In 1493 Columbus led a new and much larger expedition to the scene of his triumph. There was now no lack of enthusiasm to be of his company. On November 3 Dominica was reached; the Antilles were subsequently surveyed, and Hispaniola or Haiti, which had been discovered on the first expedition, was again visited. Jamaica was found, the south coast of Cuba was traced—though this island was taken for a peninsula—and it is possible that the mainland of Central America was seen. Columbus returned in 1496 to Spain, and set out on his third voyage in 1498. Holding a more southerly course than before, he came to Trinidad, and subsequently recognized the neighbourhood of continental land by observing a current of fresh water of considerable strength in the open sea; this was from the mouth of the Orinoco.
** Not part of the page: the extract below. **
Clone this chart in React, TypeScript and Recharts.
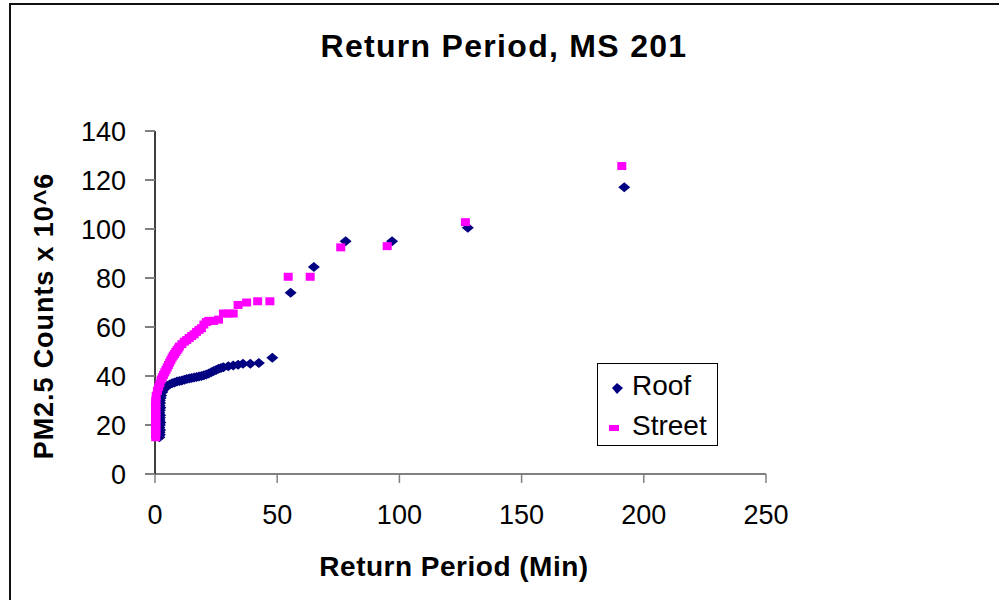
import { Legend, Scatter, ScatterChart, XAxis, YAxis } from "recharts";

const FONT = "'Liberation Sans', Arial, sans-serif";

// return period (min) vs counts
const roofPeriod = [
  1.8, 2.0, 1.9, 2.1, 1.8, 2.0, 2.2, 1.9, 2.0, 2.1,
  1.8, 2.0, 2.2, 1.9, 2.1, 2.0, 2.3, 2.5, 3.0, 3.5,
  4, 5, 6, 7, 8, 9, 10, 11, 12, 13,
  14, 15, 16, 17, 18, 19, 20, 21, 22, 23,
  24, 25, 26, 27, 28, 30, 32, 34, 36, 39,
  42.5, 48, 55.5, 65, 78, 97, 128, 192,
];
const roofCounts = [
  15, 16, 17, 18, 19, 20, 21, 22, 23, 24,
  25, 26, 27, 28, 29, 30, 31, 32, 33.5, 34.5,
  35.5, 36, 36.5, 37, 37.3, 37.8, 38, 38.2, 38.5, 38.8,
  39, 39.2, 39.4, 39.6, 39.8, 40, 40.3, 40.6, 41, 41.5,
  42, 42.5, 43, 43.3, 43.6, 44, 44.3, 44.6, 45, 45,
  45.3, 47.5, 74, 84.5, 95, 95, 100.5, 117,
];

const streetPeriod = [
  0.3, 0.2, 0.4, 0.3, 0.2, 0.4, 0.3, 0.2, 0.4, 0.3,
  0.2, 0.4, 0.3, 0.2, 0.4, 0.3, 0.5, 1.0, 1.5, 2.0,
  2.5, 3.0, 3.5, 4.0, 4.5, 5.0, 5.5, 6.0, 6.5, 7.0,
  7.5, 8.0, 8.5, 9.0, 9.5, 10, 11, 12, 13, 14,
  15, 16, 17, 18, 19, 20, 21, 22, 24, 26,
  28, 30, 32, 34, 37.5, 42, 47, 54.5, 63.5, 76,
  95, 127, 191,
];
const streetCounts = [
  15, 16, 17, 18, 19, 20, 21, 22, 23, 24,
  25, 26, 27, 28, 29, 30, 32, 34, 35.5, 37,
  38.5, 39.5, 40.5, 41.5, 42.5, 43.5, 44.5, 45.5, 46.5, 47.5,
  48.3, 49, 49.8, 50.5, 51.2, 52, 53, 54, 54.7, 55.5,
  56.3, 57, 58, 58.8, 59.5, 61, 62, 62.5, 62.5, 63,
  65.5, 65.5, 65.5, 69, 70, 70.5, 70.5, 80.5, 80.5, 92.5,
  93, 102.8, 125.7,
];

const xTicks = [0, 50, 100, 150, 200, 250];
const yTicks = [0, 20, 40, 60, 80, 100, 120, 140];

const roofData = roofPeriod.map((x, i) => ({ x, y: roofCounts[i] }));
const streetData = streetPeriod.map((x, i) => ({ x, y: streetCounts[i] }));

const Diamond = (props: any) => {
  const { cx, cy } = props;
  return (
    <polygon
      points={`${cx},${cy - 5} ${cx + 6},${cy} ${cx},${cy + 5} ${cx - 6},${cy}`}
      fill="#000080"
    />
  );
};

const Square = (props: any) => {
  const { cx, cy } = props;
  return <rect x={cx - 4.5} y={cy - 4} width={9} height={8} fill="#FF00FF" />;
};

const LegendBox = () => (
  <div
    style={{
      width: 119,
      height: 81,
      border: "1.5px solid #000",
      background: "#fff",
      position: "relative",
      fontFamily: FONT,
      fontSize: 28,
      color: "#000",
    }}
  >
    <svg width={119} height={81} style={{ position: "absolute", left: 0, top: 0 }}>
      <polygon points="19,19 25,24 19,30 14,24" fill="#000080" />
      <rect x={11} y={61} width={10} height={6} fill="#FF00FF" />
      <text x={34} y={31} fontFamily={FONT} fontSize={28}>Roof</text>
      <text x={34} y={71} fontFamily={FONT} fontSize={28}>Street</text>
    </svg>
  </div>
);

const XTitle = () => (
  <text x={454} y={576} textAnchor="middle" fontFamily={FONT} fontSize={28} fontWeight="bold" letterSpacing={0.5} fill="#000">
    Return Period (Min)
  </text>
);

const YTitle = () => (
  <text
    x={53}
    y={316}
    transform="rotate(-90 53 316)"
    textAnchor="middle"
    fontFamily={FONT}
    fontSize={27}
    fontWeight="bold"
    letterSpacing={0.9}
    fill="#000"
  >
    PM2.5 Counts x 10^6
  </text>
);

const App = () => {
  return (
    <div
      style={{
        position: "absolute",
        left: 0,
        top: 0,
        width: 999,
        height: 600,
        overflow: "hidden",
        background: "#fff",
      }}
    >
      <div
        style={{
          position: "absolute",
          left: 9,
          top: 3,
          width: 1100,
          height: 700,
          border: "2px solid #111",
        }}
      />
      <svg width={999} height={80} style={{ position: "absolute", left: 0, top: 0 }}>
        <text x={504} y={57} textAnchor="middle" fontFamily={FONT} fontSize={32} fontWeight="bold" letterSpacing={1.3} fill="#000">
          Return Period, MS 201
        </text>
      </svg>
      <div style={{ position: "absolute", left: 0, top: 0 }}>
        <ScatterChart width={999} height={600} margin={{ top: 131, right: 233, bottom: 66, left: 85 }}>
          <XAxis
            type="number"
            dataKey="x"
            domain={[0, 250]}
            ticks={xTicks}
            height={60}
            tickSize={9}
            tickMargin={22}
            axisLine={{ stroke: "#808080", strokeWidth: 2 }}
            tickLine={{ stroke: "#808080", strokeWidth: 1.5 }}
            tick={{ fill: "#000", fontSize: 27, fontFamily: FONT }}
            label={<XTitle />}
          />
          <YAxis
            type="number"
            dataKey="y"
            domain={[0, 140]}
            ticks={yTicks}
            width={70}
            tickSize={10}
            tickMargin={19}
            axisLine={{ stroke: "#000", strokeWidth: 1.5 }}
            tickLine={{ stroke: "#808080", strokeWidth: 2 }}
            tick={{ fill: "#000", fontSize: 27, fontFamily: FONT }}
            label={<YTitle />}
          />
          <Legend
            layout="horizontal"
            verticalAlign="middle"
            align="center"
            wrapperStyle={{ left: 597, top: 363, width: 122 }}
            content={() => <LegendBox />}
          />
          <Scatter name="Roof" data={roofData} shape={Diamond} isAnimationActive={false} />
          <Scatter name="Street" data={streetData} shape={Square} isAnimationActive={false} />
        </ScatterChart>
      </div>
    </div>
  );
};

export default App;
The settlers in the new colonies met with many difficulties, and created more. There was much hostility towards Columbus, and he was doubtless restrained from accomplishing much which might have been accomplished if his followers had been wholly loyal. On his last voyage, in 1502–4, his aim was to penetrate right through the archipelago and to complete the circumnavigation of the world. After coasting along Cuba he turned south, and came upon the coast of Honduras, which he followed for nearly four months before he was compelled to return to Spain. Within a few days of his arrival there, he lost his great patroness by the death of Isabella, and he himself passed the remaining months of his life in comparative neglect.